Atatiana Jefferson was babysitting her nephew in her own home when she was fatally shot by a Fort Worth, Texas police officer earlier this month. Reverends Irene Monroe and Emmett G. Price III joined Boston Public Radio on Monday to talk about this and police violence against black people as a whole.
"There's no refuge [for black people], whether it's the church, whether it is your home, whether it is your friend's house," Monroe said.
"The world is frightening right now, society is frightening and our nation is increasingly frightening when we look at the reality of the anxiety of being black regardless of one's gender orientation or identity," Price said. "Just being black is a threat to a non-black population, in the sense that you have government officials who can bombard into your home and kill you."
Monroe said she thinks that a domestic terrorist bill needs to be passed and that the police force needs to weed out anyone with white nationalist ideologies.
"It's nothing new, back in the day, and today, to have white nationalists as part of our police force," she said. "We have to weed out white nationalists who feel that now there is a race war and the best way to monitor, if not kill, black folks with impunity is to join the police force."

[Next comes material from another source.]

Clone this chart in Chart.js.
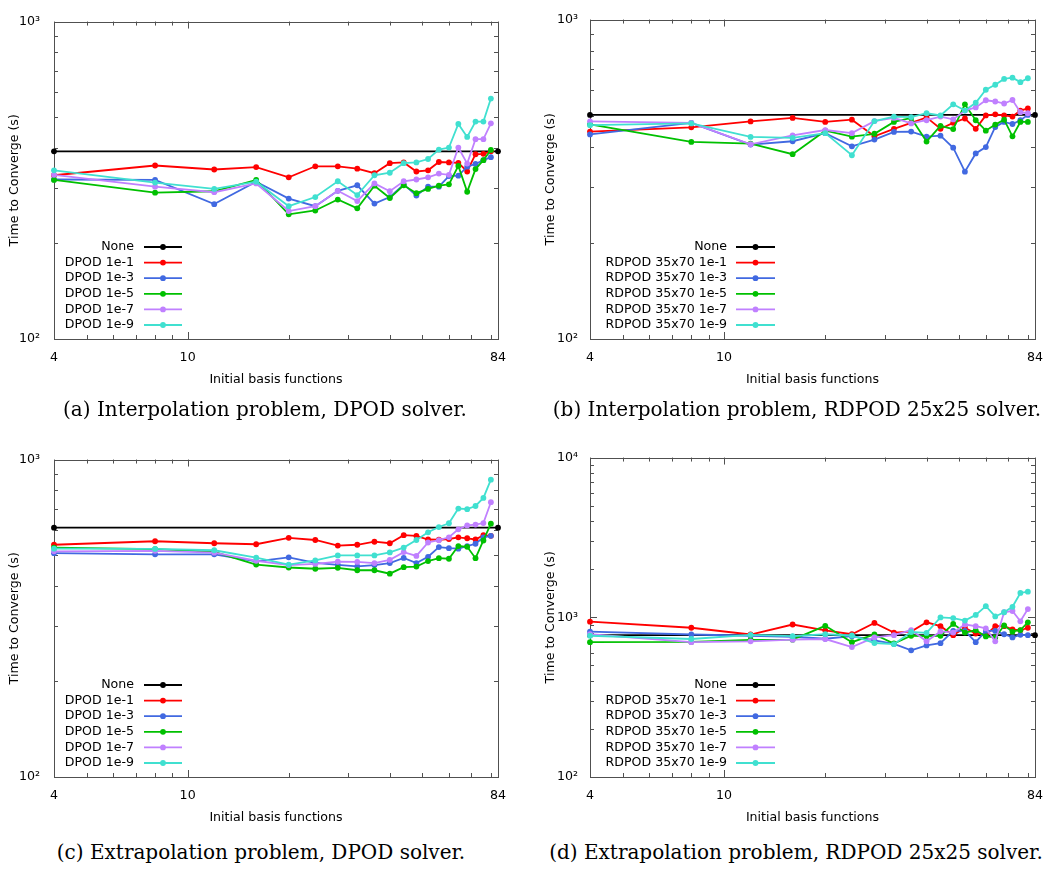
<!DOCTYPE html>
<html>
<head>
<meta charset="utf-8">
<title>Time to converge vs. initial basis functions</title>
<script src="https://cdn.jsdelivr.net/npm/chart.js@4.4.1/dist/chart.umd.min.js"></script>
<style>
  html, body { margin: 0; padding: 0; background: #fff; }
  #fig { position: relative; width: 1059px; height: 869px; overflow: hidden; }
  .panel { position: absolute; }
  .panel canvas { display: block; }
  .caption {
    position: absolute;
    font-family: "DejaVu Serif", serif;
    font-size: 20px;
    line-height: 1;
    color: #000;
    white-space: nowrap;
    transform: translateX(-50%);
  }
</style>
</head>
<body>
<div id="fig">
  <div class="panel" style="left:0px;top:0px;"><canvas id="chartA" width="530" height="400"></canvas></div>
  <div class="panel" style="left:530px;top:0px;"><canvas id="chartB" width="529" height="400"></canvas></div>
  <div class="panel" style="left:0px;top:438px;"><canvas id="chartC" width="530" height="400"></canvas></div>
  <div class="panel" style="left:530px;top:438px;"><canvas id="chartD" width="529" height="400"></canvas></div>

  <div class="caption" style="left:265px;top:399px;">(a) Interpolation problem, DPOD solver.</div>
  <div class="caption" style="left:797px;top:399px;">(b) Interpolation problem, RDPOD 25x25 solver.</div>
  <div class="caption" style="left:261px;top:842px;">(c) Extrapolation problem, DPOD solver.</div>
  <div class="caption" style="left:796px;top:842px;">(d) Extrapolation problem, RDPOD 25x25 solver.</div>
</div>

<script>
// ---- data -------------------------------------------------------------
const basisCounts = [4, 8, 12, 16, 20, 24, 28, 32, 36, 40, 44, 48, 52, 56, 60, 64, 68, 72, 76, 80];
const noneCounts = [4, 84];

const dpodLabels  = ['None', 'DPOD 1e-1', 'DPOD 1e-3', 'DPOD 1e-5', 'DPOD 1e-7', 'DPOD 1e-9'];
const rdpodLabels = ['None', 'RDPOD 35x70 1e-1', 'RDPOD 35x70 1e-3', 'RDPOD 35x70 1e-5', 'RDPOD 35x70 1e-7', 'RDPOD 35x70 1e-9'];

// (a) interpolation problem, DPOD solver
const interpDpodNone = 390;
const interpDpod1e1 = [328, 352, 342, 348, 323, 350, 350, 344, 333, 358, 360, 337, 340, 361, 360, 359, 337, 382, 383, 390];
const interpDpod1e3 = [318, 317, 266, 313, 277, 262, 293, 305, 267, 280, 307, 283, 302, 302, 326, 327, 349, 356, 366, 374];
const interpDpod1e5 = [317, 289, 292, 317, 247, 254, 275, 258, 304, 278, 305, 288, 297, 304, 307, 351, 291, 343, 366, 394];
const interpDpod1e7 = [329, 302, 290, 309, 253, 262, 293, 272, 309, 292, 314, 318, 323, 332, 329, 401, 357, 426, 426, 478];
const interpDpod1e9 = [340, 311, 297, 313, 262, 280, 314, 284, 328, 334, 358, 360, 369, 395, 401, 476, 433, 484, 484, 572];

// (b) interpolation problem, RDPOD solver
const interpRdpodNone = 503;
const interpRdpod1e1 = [446, 460, 480, 492, 478, 486, 431, 455, 475, 494, 455, 475, 490, 455, 501, 505, 501, 497, 519, 527];
const interpRdpod1e3 = [437, 475, 406, 416, 441, 401, 421, 445, 446, 430, 433, 397, 334, 381, 399, 461, 478, 471, 484, 503];
const interpRdpod1e5 = [470, 414, 409, 379, 449, 430, 439, 478, 492, 415, 465, 454, 543, 484, 449, 469, 486, 431, 478, 478];
const interpRdpod1e7 = [480, 475, 407, 434, 451, 441, 481, 492, 473, 484, 497, 487, 519, 531, 559, 554, 546, 560, 513, 509];
const interpRdpod1e9 = [467, 473, 429, 426, 441, 376, 481, 497, 495, 509, 501, 543, 519, 549, 603, 625, 652, 658, 637, 655];

// (c) extrapolation problem, DPOD solver
const extrapDpodNone = 610;
const extrapDpod1e1 = [539, 553, 545, 541, 567, 558, 536, 539, 551, 545, 578, 575, 560, 559, 562, 569, 565, 560, 578, 575];
const extrapDpod1e3 = [507, 503, 503, 478, 492, 473, 466, 461, 465, 472, 490, 472, 494, 530, 526, 524, 534, 543, 569, 575];
const extrapDpod1e5 = [528, 522, 512, 467, 457, 453, 456, 448, 448, 437, 458, 460, 479, 489, 487, 534, 531, 489, 556, 628];
const extrapDpod1e7 = [514, 516, 509, 480, 465, 469, 477, 476, 472, 483, 511, 497, 548, 557, 569, 603, 620, 624, 631, 734];
const extrapDpod1e9 = [524, 523, 518, 491, 467, 481, 499, 499, 499, 510, 528, 558, 590, 613, 630, 701, 698, 714, 757, 864];

// (d) extrapolation problem, RDPOD solver
const extrapRdpodNone = 773;
const extrapRdpod1e1 = [939, 860, 780, 901, 829, 783, 922, 802, 813, 930, 880, 773, 860, 791, 773, 880, 880, 840, 829, 860];
const extrapRdpod1e3 = [813, 780, 766, 755, 734, 762, 716, 682, 621, 666, 688, 821, 821, 698, 821, 821, 783, 748, 776, 773];
const extrapRdpod1e5 = [698, 701, 721, 724, 884, 698, 780, 685, 766, 762, 766, 909, 802, 829, 759, 748, 888, 813, 832, 930];
const extrapRdpod1e7 = [783, 698, 707, 724, 731, 651, 748, 773, 832, 707, 815, 802, 901, 880, 852, 707, 1075, 1095, 944, 1126];
const extrapRdpod1e9 = [766, 731, 776, 762, 783, 769, 690, 679, 809, 798, 998, 989, 953, 1035, 1174, 1012, 1075, 1163, 1420, 1447];

// ---- axis ticks ----------------------------------------------------------
const xTickValues = [4, 5, 6, 7, 8, 9, 10, 20, 30, 40, 50, 60, 70, 80, 84];
const xLabelledTicks = [4, 10, 84];
const xMajorTicks = [10];
const yTicksOneDecade = [100, 200, 300, 400, 500, 600, 700, 800, 900, 1000];
const yTicksTwoDecades = [100, 200, 300, 400, 500, 600, 700, 800, 900, 1000,
                          2000, 3000, 4000, 5000, 6000, 7000, 8000, 9000, 10000];
const yDecadeValues = [100, 1000, 10000];
const yDecadeLabels = ['10\u00B2', '10\u00B3', '10\u2074'];

// ---- styles ---------------------------------------------------------------
const lineColors = ['#000000', '#ff0000', '#4169e1', '#00c000', '#c080ff', '#40e0d0'];
const FONT_FAMILY = '"DejaVu Sans", sans-serif';
const FONT_SIZE = 12.6;

Chart.defaults.font.family = FONT_FAMILY;
Chart.defaults.font.size = FONT_SIZE;
Chart.defaults.color = '#000';

// Box frame plus gnuplot-style inward tick marks on all four sides.
const frameTicks = {
  id: 'frameTicks',
  beforeDatasetsDraw(chart) {
    const { ctx, chartArea: a, scales: { x, y } } = chart;
    const yVals = y.ticks.map(t => t.value);
    ctx.save();
    ctx.strokeStyle = '#505050';
    ctx.lineWidth = 1;
    ctx.beginPath();
    for (const v of xTickValues) {
      const px = Math.round(x.getPixelForValue(v)) + 0.5;
      const len = xMajorTicks.includes(v) ? 7 : 4;
      ctx.moveTo(px, a.bottom); ctx.lineTo(px, a.bottom - len);
      ctx.moveTo(px, a.top); ctx.lineTo(px, a.top + len);
    }
    for (const v of yVals) {
      const py = Math.round(y.getPixelForValue(v)) + 0.5;
      const len = yDecadeValues.includes(v) ? 7 : 4;
      ctx.moveTo(a.left, py); ctx.lineTo(a.left + len, py);
      ctx.moveTo(a.right, py); ctx.lineTo(a.right - len, py);
    }
    ctx.stroke();
    ctx.strokeRect(Math.round(a.left) + 0.5, Math.round(a.top) + 0.5,
                   Math.round(a.right - a.left), Math.round(a.bottom - a.top));
    ctx.restore();
  }
};

// Key drawn inside the plot, bottom-left, text right-aligned before each sample.
const insideLegend = {
  id: 'insideLegend',
  afterDatasetsDraw(chart, args, opts) {
    const { ctx, chartArea: a } = chart;
    ctx.save();
    ctx.font = FONT_SIZE + 'px ' + FONT_FAMILY;
    ctx.textAlign = 'right';
    ctx.textBaseline = 'middle';
    chart.data.datasets.forEach((ds, i) => {
      const yy = a.bottom - opts.firstRow + i * opts.rowGap;
      ctx.fillStyle = '#000';
      ctx.fillText(ds.label, a.left + opts.textRight, yy);
      ctx.strokeStyle = ds.borderColor;
      ctx.lineWidth = ds.borderWidth;
      ctx.beginPath();
      ctx.moveTo(a.left + opts.lineStart, yy);
      ctx.lineTo(a.left + opts.lineEnd, yy);
      ctx.stroke();
      ctx.fillStyle = ds.borderColor;
      ctx.beginPath();
      ctx.arc(a.left + (opts.lineStart + opts.lineEnd) / 2, yy, ds.pointRadius, 0, Math.PI * 2);
      ctx.fill();
    });
    ctx.restore();
  }
};

function toPoints(xs, ys) {
  return xs.map((x, i) => ({ x: x, y: ys[i] }));
}

function buildChart(id, labels, noneValue, series, yMax, yTicks, layoutOpts) {
  const datasets = [];
  datasets.push({ label: labels[0], data: toPoints(noneCounts, [noneValue, noneValue]) });
  series.forEach((vals, i) => {
    datasets.push({ label: labels[i + 1], data: toPoints(basisCounts, vals) });
  });
  datasets.forEach((ds, i) => {
    Object.assign(ds, {
      borderColor: lineColors[i],
      backgroundColor: lineColors[i],
      pointBackgroundColor: lineColors[i],
      borderWidth: 1.8,
      pointRadius: 2.9,
      pointBorderWidth: 0,
      pointHoverRadius: 2.9,
      tension: 0,
      fill: false,
      clip: false,
      order: datasets.length - i
    });
  });

  return new Chart(document.getElementById(id), {
    type: 'line',
    data: { datasets: datasets },
    plugins: [frameTicks, insideLegend],
    options: {
      responsive: false,
      animation: false,
      events: [],
      layout: { padding: { top: 9, right: layoutOpts.rightPad, bottom: 0, left: 0 } },
      plugins: {
        legend: { display: false },
        tooltip: { enabled: false },
        insideLegend: layoutOpts.legend
      },
      scales: {
        x: {
          type: 'logarithmic',
          min: 4,
          max: 84,
          afterBuildTicks: s => { s.ticks = xTickValues.map(v => ({ value: v })); },
          afterFit: s => { s.height = 61; },
          grid: { display: false, drawTicks: false },
          border: { display: false },
          ticks: {
            autoSkip: false,
            maxRotation: 0,
            padding: 11,
            callback: v => (xLabelledTicks.includes(v) ? String(v) : '')
          },
          title: {
            display: true,
            text: 'Initial basis functions',
            padding: { top: 0, bottom: 13 }
          }
        },
        y: {
          type: 'logarithmic',
          min: 100,
          max: yMax,
          afterBuildTicks: s => { s.ticks = yTicks.map(v => ({ value: v })); },
          afterFit: s => { s.width = layoutOpts.axisWidth; },
          grid: { display: false, drawTicks: false },
          border: { display: false },
          ticks: {
            autoSkip: false,
            padding: layoutOpts.yLabelPad,
            callback: v => {
              const k = yDecadeValues.indexOf(v);
              return k >= 0 ? yDecadeLabels[k] : '';
            }
          },
          title: {
            display: true,
            text: 'Time to Converge (s)',
            padding: { top: layoutOpts.yTitlePad, bottom: 0 }
          }
        }
      }
    }
  });
}

const leftLayout = {
  rightPad: 32, axisWidth: 54, yLabelPad: 14, yTitlePad: 7.5,
  legend: { textRight: 80, lineStart: 90, lineEnd: 128, firstRow: 92, rowGap: 15.6 }
};
const rightLayout = {
  rightPad: 24, axisWidth: 60, yLabelPad: 12, yTitlePad: 13.5,
  legend: { textRight: 137, lineStart: 146, lineEnd: 185, firstRow: 92, rowGap: 15.6 }
};

buildChart('chartA', dpodLabels, interpDpodNone,
  [interpDpod1e1, interpDpod1e3, interpDpod1e5, interpDpod1e7, interpDpod1e9],
  1000, yTicksOneDecade, leftLayout);

buildChart('chartB', rdpodLabels, interpRdpodNone,
  [interpRdpod1e1, interpRdpod1e3, interpRdpod1e5, interpRdpod1e7, interpRdpod1e9],
  1000, yTicksOneDecade, rightLayout);

buildChart('chartC', dpodLabels, extrapDpodNone,
  [extrapDpod1e1, extrapDpod1e3, extrapDpod1e5, extrapDpod1e7, extrapDpod1e9],
  1000, yTicksOneDecade, leftLayout);

buildChart('chartD', rdpodLabels, extrapRdpodNone,
  [extrapRdpod1e1, extrapRdpod1e3, extrapRdpod1e5, extrapRdpod1e7, extrapRdpod1e9],
  10000, yTicksTwoDecades, rightLayout);
</script>
</body>
</html>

Monroe is a syndicated religion columnist and the Boston voice for Detour’s African American Heritage Trail and a Visiting Researcher in the Religion and Conflict Transformation Program at Boston University School of Theology.
Price is Professor of Worship, Church & Culture and Founding Executive Director of the Institute for the Study of the Black Christian Experience at Gordon-Conwell Theological Seminary.
Together they host the All Rev’d Up podcast, produced by WGBH.